Together those things have cut into the numbers of mallards and pintails seen on an average morning in the Butte Sink area. Lone Oak Gun Club manages its land to provide a smorgasbord of smartweed and cover, ideal for loafing ducks in the day, and beneficial for migrating fowl through the season.

Our group of four: The Wetzel Brothers, James Overstreet and I, picked fifth and could only take 14 ducks, all of which could be mallards. For the two hunters accustomed to shooting in the Mississippi Flyway where the same group could only shoot 12 mallards, this was a bonus.

But at the Butte Sink, it’s hard to not get trigger happy. As the sun peaked over the Butte, the sky was filled with pods of birds that had spent their night in the rice fields, wanting to get back to the Sink for the day.

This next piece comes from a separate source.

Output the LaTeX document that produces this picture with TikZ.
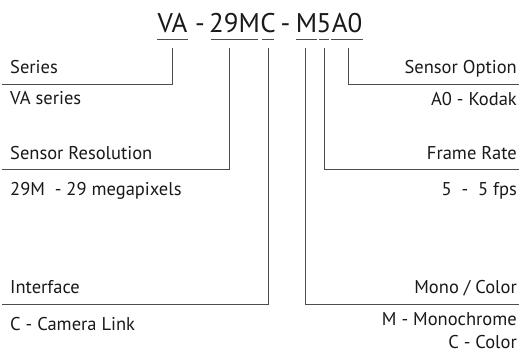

Blue bills sped across the marsh, air cutting through their wing tips creating whistling wings that duck hunters all over the world love to hear. Spoonbills rocketed past blinds forcing the occasional ducking motion from standing hunters. Widgeons poked around “peeping,” white-front geese whistled from every corner, teal laughed and the occasional flock of mallards chuckled their way from place to place.

In any other hunting area in the country, they would have been met with “obscene” volleys of guns. At the Long Oak Gun Club, they were met with the one or two gun blasts, as members peeled out a duck or two from blinds scattered around the property.

With so much activity, our blind got into the action dropping a couple of blue bills, before Hank Wetzel suggested we hold off on those. A couple of spoonbills masqueraded as mallards and fell into the bag, followed again with the suggestion that we hold off on those.

Widgeons and mallards, preferably drakes, were the order of the day. It required a little more focus in the midst of the aerial assault, but soon the limit was almost filled. All of them picked up by Maddie, Wentzel’s yellow Labrador. The highlight of the retrieves came on a greenhead that hit the water and never came back up.

After several minutes of Maddie repeatedly diving under the water and searching the matted wads of smartweed, she caught the drake, in one of those retrieves that can become legendary over the years.

We were down to the last duck of the day. Mallards and pintails can often be late-risers, so our hopes were with a pintail that decided to sleep in late before heading to the marsh.

Those hopes were answered with a flock of seven pintails that pitched out of the sky and circled their way down, fighting the 20-mile per hour wind, and getting into calling range.

Peeps from Hank Wetzel’s whistle and soft coaxing of a mallard hen call brought them over the blind where Wetzel peeled a bull sprig out of the mix and our day was done.

By any account, it was a great hunt, the type you hope to have in a new place. But we were reminded, by Butte Sink standards, “it was completely mediocre.”